Published in 2019
350 pages
Philinda Masters was the editor of Broadside: A Feminist Review from 1979 to 1989 and editor of Resources for Feminist Research at the Ontario Institute for Studies in Education from 1987 to 2011. She has been a feminist activist since the early 1970s, when she worked at Toronto’s women’s center. Philinda lives in Toronto, Ontario.
What is this book about?
Broadside: A Feminist Review was a groundbreaking Canadian feminist newspaper that was published between 1979 and 1989. When Broadside first appeared, the women’s movement was becoming a vital political force across Canada, and feminist journalism thrived within the context of a burgeoning social movement. While Broadside paid attention to everything from feminists making art to street activism, during the decade it flourished it also covered mainstream culture, pop culture, peacemaking and other issues not necessarily connected to what was considered feminism at the time.

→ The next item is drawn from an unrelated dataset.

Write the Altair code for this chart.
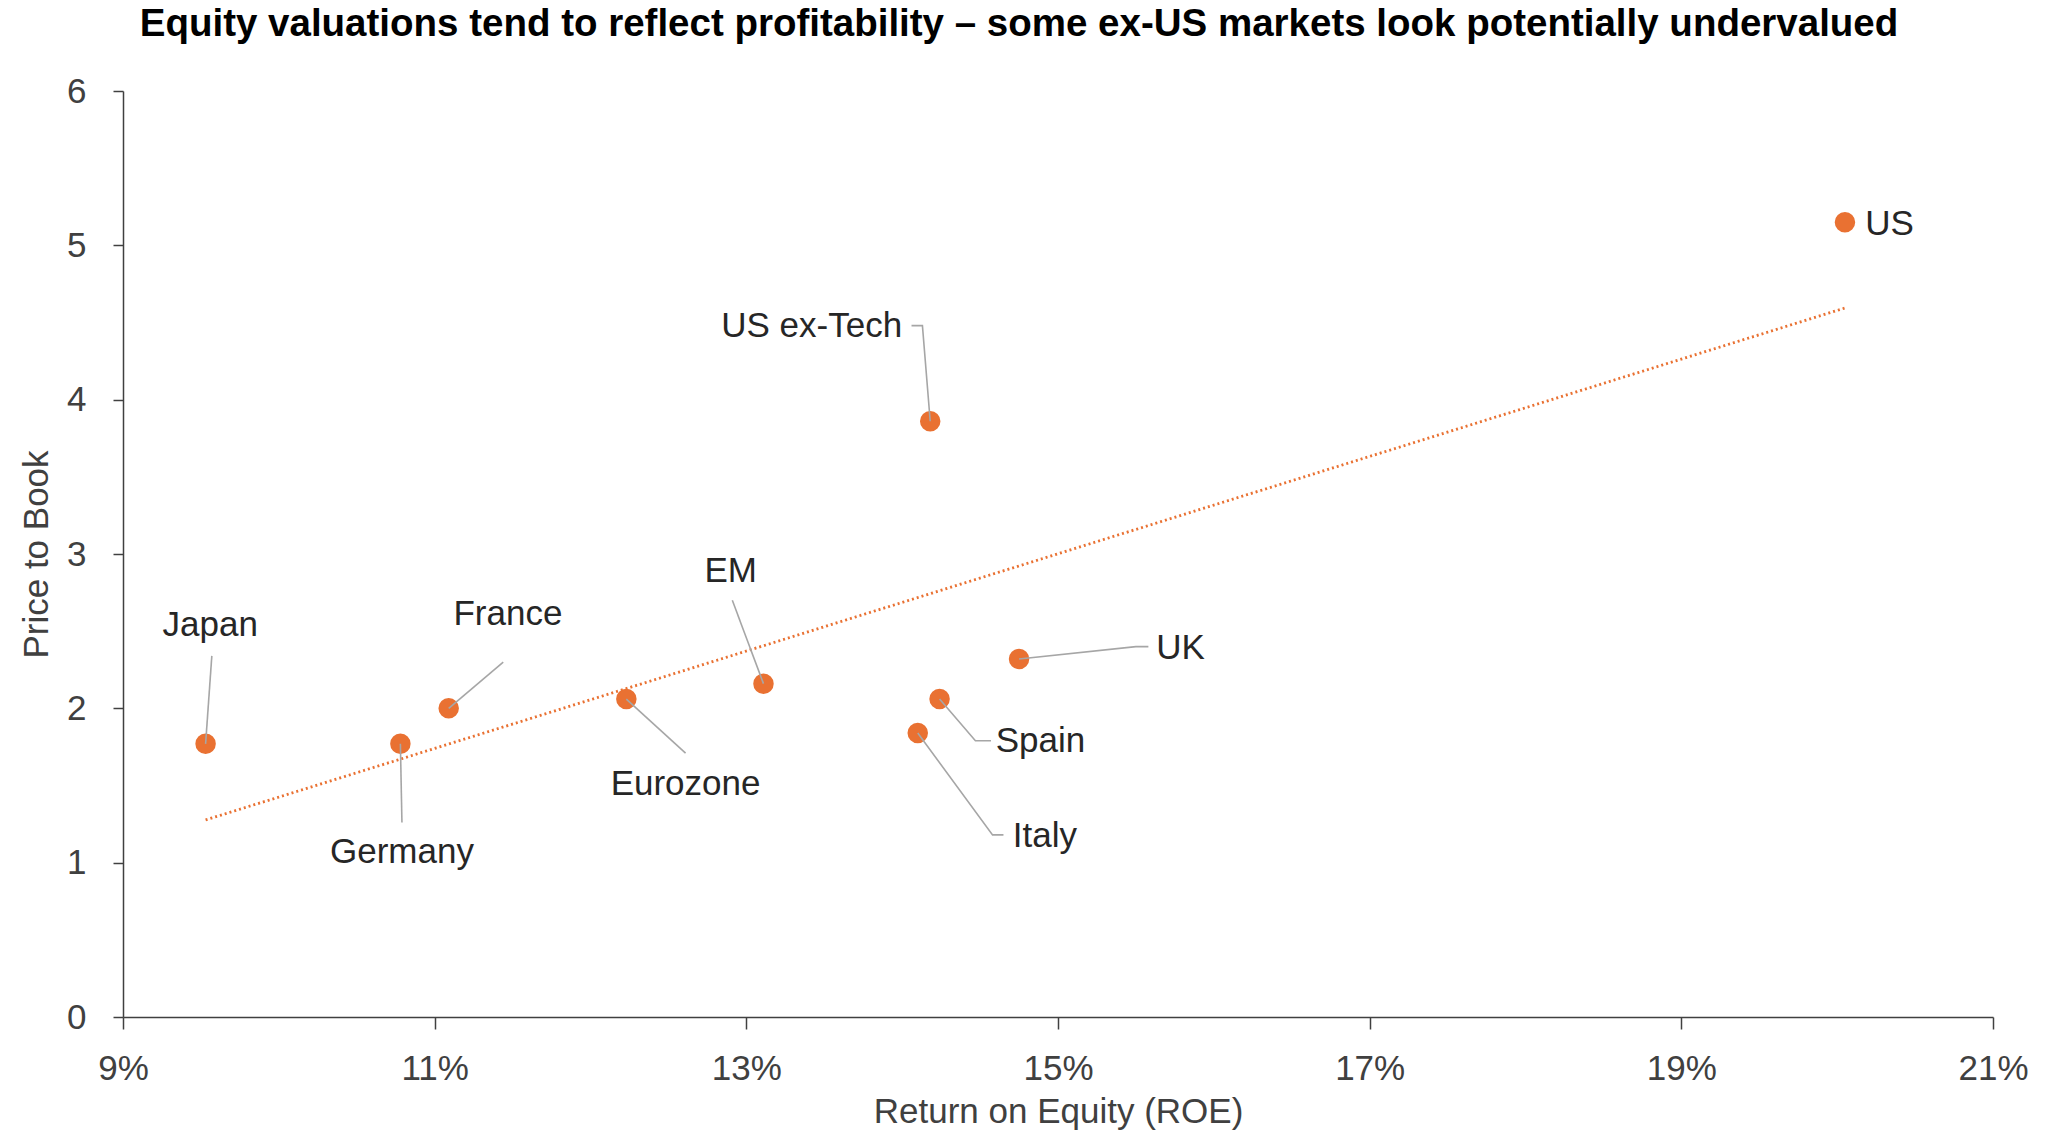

At the same time, Broadside helped reinvent journalism to make room for a feminist voice. It uncovered the work of female artists who otherwise would never have been given much attention, and it developed challenging and risky new ideas, all the while participating in the day-to-day organizing of a grassroots movement. Broadside came into being at a time when the women’s movement was peaking and books, newspapers and magazines had become essential for spreading feminism’s groundbreaking ideas. It practiced advocacy journalism, promoted feminist events and eventually became a written history of the women’s movement.
Inside Broadside looks at the impact of Broadside on the lives of both the women who participated in its creation and the women who read one or all of the ninety-six issues that were produced over the decade. The book explores the issues and events, the conflicts and controversies, and the debates and discoveries of feminist theory and activism that formed the context and content of that most exciting decade, the 1980s, and of the newspaper itself.